Using the samples on Oriented boxes I've integrated them into my game. My next and last goal is wall sliding; the formula for sliding is easy and can be found everywhere, the problem i'm encountering is how do i find the plane of the side of the box that i'm colliding with so that the formula can be complete?
Cheers
Hm...
I'm a bit confused, about what exactly you're trying to do. With the wall sliding stuff, it sounds like you have an FPS-like setting. This kind of games normally uses cylinder vs. plane/polygon tests to do wall collisions. Using OBBs as walls would waste a quite bit of performance when a simple plane check could achieve the same thing, and the other way around, using an OBB for the player, might cause him to get stuck in tight rooms :)
Anyway, assuming you're testing sphere or cylinder against an OBB, I'd say you could simply check the sphere's or cylinder's center against the 6 planes formed by the OBB's faces, maybe using a closest-point-on-plane method to find out which OBB face is the most relevant in case the you're not directly above one of the faces of the OBB.
There is a lot of good code for checking all kinds of geometric shapes against each other to be found here:
Geometric Tools: Intersection Algorithms
The author of that library, Dave Eberly, also frequents the gamedev.net forums :)
I am looking for something
I am looking for something that would be like first person or third person collisions, i was going to use OOB vs OOB to find the collisions. If i was to go with a Cylinder vs plane or OBB vs Plane, I'm not quite sure how I'm not quite sure how I'm supposed to be producing planes for things such as rocks. I only need box or sphere collisions but the character will need to collide and slide on them right? This is the stuff I'm a little confused about because I don't quite understand how the collision is with a plane if the object has a fixed size and is not infinite.
Any insight would be awesome
thanks
My $0.02
If the rocks are models, you would either need a mesh <-> cylinder/obb query for those or use a simplified representation or the model for collision detection.

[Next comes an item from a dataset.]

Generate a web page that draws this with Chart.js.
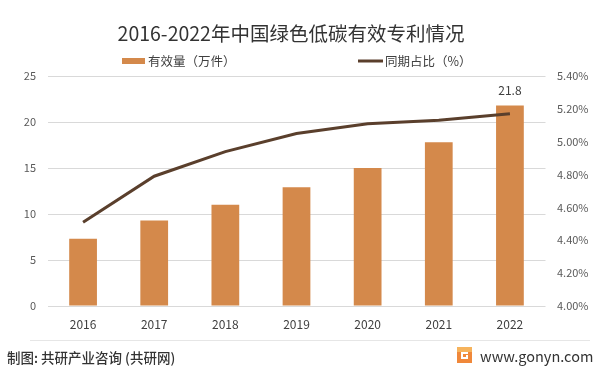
<!DOCTYPE html>
<html>
<head>
<meta charset="utf-8">
<script src="https://cdn.jsdelivr.net/npm/chart.js@4"></script>
<style>
    html, body { margin: 0; padding: 0; background: #ffffff; }
    #chart { display: block; }
</style>
</head>
<body>
<canvas id="chart" width="600" height="374"></canvas>
<script>
// Chart data
const years = ['2016', '2017', '2018', '2019', '2020', '2021', '2022'];
const patentCount = [7.3, 9.3, 11.0, 12.9, 15.0, 17.8, 21.8];
const patentShare = [4.51, 4.79, 4.94, 5.05, 5.11, 5.13, 5.17];
const barLabel = '有效量（万件）';
const lineLabel = '同期占比（%）';
const titleText = '2016-2022年中国绿色低碳有效专利情况';
const sourceText = '制图: 共研产业咨询 (共研网)';
const siteText = 'www.gonyn.com';

const BAR_COLOR = '#D4894B';
const LINE_COLOR = '#5A3F2C';
const FONT = '"Noto Sans CJK SC", "Noto Sans", sans-serif';

// Title, legend, data label and footer drawn on the canvas
const decorPlugin = {
    id: 'decor',
    afterDraw(chart) {
        const ctx = chart.ctx;
        ctx.save();

        // Title
        ctx.fillStyle = '#333333';
        ctx.font = '19.5px ' + FONT;
        ctx.textAlign = 'center';
        ctx.textBaseline = 'middle';
        ctx.fillText(titleText, 291, 34);

        // Legend
        ctx.font = '12.5px ' + FONT;
        ctx.textAlign = 'left';
        ctx.fillStyle = BAR_COLOR;
        ctx.fillRect(122, 58, 23, 6);
        ctx.fillStyle = '#404040';
        ctx.fillText(barLabel, 148, 61);
        ctx.strokeStyle = LINE_COLOR;
        ctx.lineWidth = 3;
        ctx.beginPath();
        ctx.moveTo(358, 61);
        ctx.lineTo(383, 61);
        ctx.stroke();
        ctx.fillText(lineLabel, 385, 61);

        // Data label on the last bar
        const meta = chart.getDatasetMeta(1);
        const last = meta.data[meta.data.length - 1];
        ctx.font = '12px ' + FONT;
        ctx.textAlign = 'center';
        ctx.fillStyle = '#404040';
        ctx.fillText(patentCount[patentCount.length - 1].toFixed(1), last.x, last.y - 15);

        // Footer separator
        ctx.strokeStyle = '#e6e6e6';
        ctx.lineWidth = 1;
        ctx.beginPath();
        ctx.moveTo(30, 340.5);
        ctx.lineTo(590, 340.5);
        ctx.stroke();

        // Footer source
        ctx.fillStyle = '#333333';
        ctx.font = '500 13.5px ' + FONT;
        ctx.textAlign = 'left';
        ctx.fillText(sourceText, 7, 358);

        // Site icon
        ctx.fillStyle = '#F0883A';
        ctx.fillRect(457, 347, 15, 16);
        ctx.fillStyle = '#F6B35C';
        ctx.fillRect(457, 347, 15, 5);
        ctx.fillStyle = '#ffffff';
        ctx.fillRect(461, 352, 7, 2);
        ctx.fillRect(461, 352, 2, 7);
        ctx.fillRect(461, 357, 7, 2);
        ctx.fillRect(466, 355, 2, 4);

        ctx.fillStyle = '#333333';
        ctx.font = '14.5px ' + FONT;
        ctx.fillText(siteText, 480, 356);

        ctx.restore();
    }
};

const ctx = document.getElementById('chart').getContext('2d');
const chart = new Chart(ctx, {
    type: 'bar',
    data: {
        labels: years,
        datasets: [
            {
                type: 'line',
                label: lineLabel,
                data: patentShare,
                yAxisID: 'y1',
                borderColor: LINE_COLOR,
                borderWidth: 3,
                pointRadius: 0,
                tension: 0,
                fill: false,
                order: 0
            },
            {
                type: 'bar',
                label: barLabel,
                data: patentCount,
                yAxisID: 'y',
                backgroundColor: BAR_COLOR,
                barPercentage: 0.39,
                categoryPercentage: 1,
                order: 1
            }
        ]
    },
    options: {
        responsive: false,
        animation: false,
        layout: {
            padding: { top: 76, left: 0, right: 0, bottom: 0 }
        },
        plugins: {
            legend: { display: false },
            title: { display: false },
            tooltip: { enabled: false }
        },
        scales: {
            x: {
                grid: { display: false, drawTicks: false },
                border: { display: false },
                ticks: {
                    padding: 11,
                    color: '#404040',
                    font: { family: FONT, size: 12 }
                },
                afterFit(scale) { scale.height = 68; }
            },
            y: {
                position: 'left',
                min: 0,
                max: 25,
                ticks: {
                    stepSize: 5,
                    padding: 11.5,
                    color: '#595959',
                    font: { family: FONT, size: 11 }
                },
                grid: { color: '#d9d9d9', drawTicks: false },
                border: { display: false },
                afterFit(scale) { scale.width = 47.5; }
            },
            y1: {
                position: 'right',
                min: 4.0,
                max: 5.4,
                ticks: {
                    stepSize: 0.2,
                    padding: 11.5,
                    color: '#595959',
                    font: { family: FONT, size: 11 },
                    callback: value => value.toFixed(2) + '%'
                },
                grid: { display: false, drawTicks: false },
                border: { display: false },
                afterFit(scale) { scale.width = 54.5; }
            }
        }
    },
    plugins: [decorPlugin]
});
</script>
</body>
</html>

There are probably quite a few methods to approach this problem, but this is how I know it from the games I've worked on:
Any actor's (players, monsters and npcs) collision shape for movement is essentially a cylinder or several cylinders stacked on top of each other (to allow for a smaller head and feet radius, for example). As has been said, this has the advantage that you don't need to do any collision checks when the player turns (which might irritate most fps players -- when was the last time you couldn't turn around in DooM3 because your weapon clanged against a wall?).
Indoor levels are basically made out of large, flat walls that a decorated with static meshes such as pipes, lamps, machinery or whatever). For the editor-built flat walls, plane checks are sufficient. The static meshes require a special mesh intersection check (meshes are often called polyhedron in collision detection terminology), typically done only when the player enters a meshes bounding box.
Outdoor levels (aka terrain) are normally based on a heightmap or TIN, both of which lend themselfes to the same plane checks since there are a lot of flat, simple faces. Objects on the terrain such as rocks or trees again are static meshes (static in the sense of not moving around) that require a seperate mesh intersection check.
In C++, popular choices for all these intersection checks were Opcode and Bullet. I don't know of any good equivalent for XNA yet, but I'm hoping that Visual Architect 3D or Blade 3D will alleviate this situation as their functionality require such a feature. Until then, it's all pretty much do-it-yourself-land :o)
Maybe I'm misunderstanding
Maybe I'm misunderstanding or not being clear enough. I have intersection checks which are sufficient enough for the purposes of my game. The problem is after i perform the intersection, how do I resolve the collision through sliding. If i just collide with planes will i not potentially have multiple collisions with planes that i do not want to collide with because a plane extends to infinity?
My fault :)
I'm just saying planes all along because that's the basic test you'd be doing for the walls and floors in a simple FPS game. Of course, when a collision against a plane is reported, you still need to see whether the point of impact lies within the area the wall is located at.
Just like triangle intersection tests are also usually based on a plane <> something test that calculates the point of first contact against the triangle's plane and then looks whether this point is inside the triangle.
Oh I see, thats cool thanks.
Oh I see, thats cool thanks. Was a little lost there.